Matt - The date I had for the expansion was 1927, if that's accurate then the expansion started shortly after this picture was taken:
http://internationalmetropolis.com/?p=2246
Brick is a porous material, so I'm sure it has darkened over the years.. a few years ago Immaculate Conception was cleaned and it was a night and day difference...
Brick will darken with age from pollution. Especially from back when coal was used in every building for heating.
The same can be said for the Apartment building on Giles W and Dougall Ave.
I like these old photos that show old houses in the downtown area. It is interesting to see that these houses sat next to various businesses. In many cases today you can still see houses behind the changed facades in many areas of Pelissier and even throughout the downtown area (Andrew has done one on Jason's strip joint).

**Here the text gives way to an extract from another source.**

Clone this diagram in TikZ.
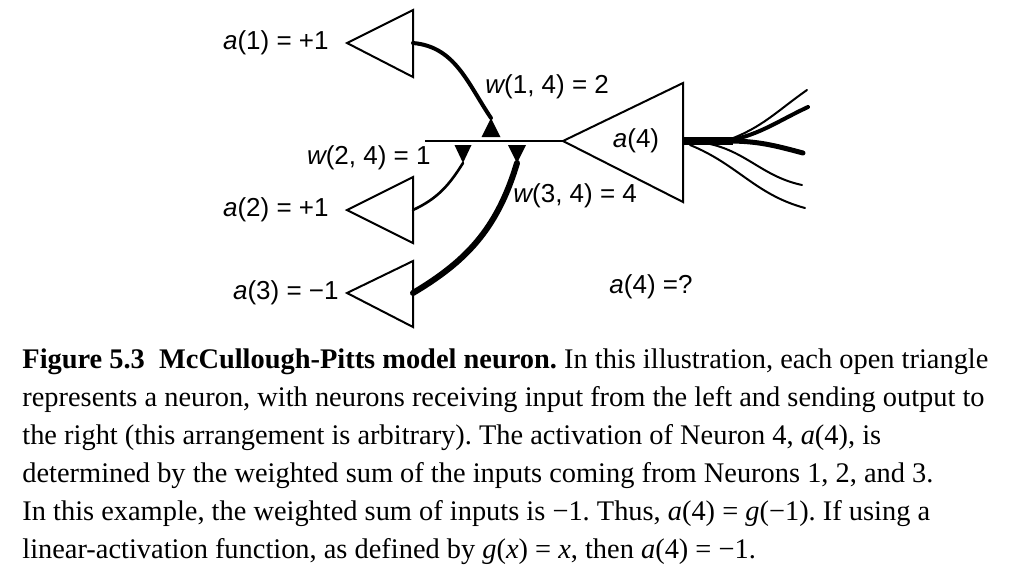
\documentclass[tikz,border=0pt]{standalone}
\usepackage{fontspec}
\setmainfont{Liberation Serif}
\newfontfamily\labelfont{Liberation Sans}
\usetikzlibrary{positioning}
\frenchspacing

\begin{document}
\begin{tikzpicture}[x=0.5pt, y=0.5pt,
        neuron/.style={draw, line width=1pt, line join=miter},
        axon/.style={line width=#1, line cap=round},
        axon/.default=1pt,
        synapse/.style={fill=black},
        lbl/.style={font=\labelfont\fontsize{13}{15}\selectfont, inner sep=0pt}]
        \useasboundingbox (0,0) rectangle (1009,-575);

        % Puntos de salida de las neuronas de entrada
        \coordinate (out1) at (413,-43);
        \coordinate (out2) at (413,-210);
        \coordinate (out3) at (413,-293);

        % Cuerpos de las neuronas de entrada (triangulos abiertos)
        \draw[neuron] (out1) ++(-66,0) coordinate (tip1) -- ++(66,33) -- ++(0,-67) -- cycle;
        \draw[neuron] (out2) ++(-66,0) coordinate (tip2) -- ++(66,33) -- ++(0,-66) -- cycle;
        \draw[neuron] (out3) ++(-66,0) coordinate (tip3) -- ++(66,32) -- ++(0,-66) -- cycle;

        % Neurona 4
        \coordinate (soma) at (563,-141);
        \coordinate (axon4) at (683,-141);
        \draw[neuron] (soma) -- (683,-83) -- (683,-202) -- cycle;
        \node at (636,-141) (act4) [lbl] {{\itshape a}(4)};

        % Dendrita
        \coordinate (dend) at (425,-141);
        \draw[line width=1pt] (dend) -- (soma);

        % Sinapsis (pequenos triangulos rellenos)
        \coordinate (syn1) at (491,-118);
        \coordinate (syn2) at (463,-163);
        \coordinate (syn3) at (517,-163);
        \fill[synapse] (syn1) -- ++(-9.5,-19) -- ++(19,0) -- cycle;
        \fill[synapse] (syn2) -- ++(-8.5,18) -- ++(17,0) -- cycle;
        \fill[synapse] (syn3) -- ++(-9,18) -- ++(18,0) -- cycle;

        % Axones hacia las sinapsis
        \draw[axon=2pt] (out1) to[out=-5,in=124] (syn1);
        \draw[axon=1.3pt] (out2) to[out=25,in=238] (syn2);
        \draw[axon=3pt] (out3) .. controls (465,-262) and (497,-230) .. (syn3);

        % Axon de salida y sus ramas
        \coordinate (b1) at (807,-90);
        \coordinate (b2) at (808,-107);
        \coordinate (b3) at (803,-153);
        \coordinate (b4) at (802,-185);
        \coordinate (b5) at (805,-208);
        \draw[line width=4pt] (axon4) -- (733,-141);
        \draw[axon=1pt] (728,-140) to[out=20,in=215] (b1);
        \draw[axon=2pt] (728,-141) to[out=12,in=205] (b2);
        \draw[axon=2.5pt] (728,-141) to[out=0,in=165] (b3);
        \draw[axon=1pt] (705,-143) to[out=-10,in=168] (b4);
        \draw[axon=1pt] (690,-145) to[out=-22,in=165] (b5);

        % Etiquetas de activacion
        \node[lbl, left=9pt of tip1] (a1) {{\itshape a}(1) = +1};
        \node[lbl, left=9pt of tip2] (a2) {{\itshape a}(2) = +1};
        \node[lbl, left=4pt of tip3] (a3) {{\itshape a}(3) = −1};

        % Etiquetas de pesos
        \node[lbl, anchor=west] at (485,-87) (w1) {{\itshape w}(1, 4) = 2};
        \node[lbl, anchor=east] at (431,-158) (w2) {{\itshape w}(2, 4) = 1};
        \node[lbl, anchor=west] at (513,-196) (w3) {{\itshape w}(3, 4) = 4};

        % Pregunta
        \node[lbl] at (651,-287) (q) {{\itshape a}(4) =?};

        % Pie de figura
        \node[anchor=north west, inner sep=0pt, align=left,
              font=\fontsize{14.2}{19}\selectfont] at (22,-348) (cap) {%
          \textbf{Figure 5.3\ \ McCullough-Pitts model neuron.} In this illustration, each open triangle\\
          represents a neuron, with neurons receiving input from the left and sending output to\\
          the right (this arrangement is arbitrary). The activation of Neuron 4, \textit{a}(4), is\\
          determined by the weighted sum of the inputs coming from Neurons 1, 2, and 3.\\
          In this example, the weighted sum of inputs is −1. Thus, \textit{a}(4) = \textit{g}(−1). If using a\\
          linear-activation function, as defined by \textit{g}(\textit{x}) = \textit{x}, then \textit{a}(4) = −1.};
    \end{tikzpicture}
\end{document}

Nice pics, a very clean looking building.
Still, no post for the river boat shelter being demolished on the riverfront? Or Hallmark Tools? A structure collapse is unusual for Windsor also. ;-)
The garage collapse was covered by our friends at http://windsorite.ca - so sense covering what they've already covered... Now if it was a building... ;)
As for the demo's, just you wait until Monday...
For several decades in the mid-20th Century the top floors of the Security Building sheltered CBC's radio operations, including Radio-Canada. The studios moved to Riverside Drive West some time in the late 1970s or early '80s after CBC took over the television station from private owners.
This post and the connecting post on the Kennedy Building recall that neighbouring structure as a furniture store. At some point the second floor was used as a car dealership, either Studebaker or Packard. A freight elevator facing Pelissier hauled the cars up. That elevator endured for years after the building was converted into a bar/restaurant but was finally closed up, not too much before the ground floor became the Beer Market.
Fiddlers, which I think was the first bar, was operated by the lawyer Frank Montello. One of Leo Dufour's early comedy clubs took over the basement where, one weekend, a very young and very rubber-limbed comic from Toronto emoted in musical imitation of such then-stars as Kansas. Yes, it was Jim Carrey.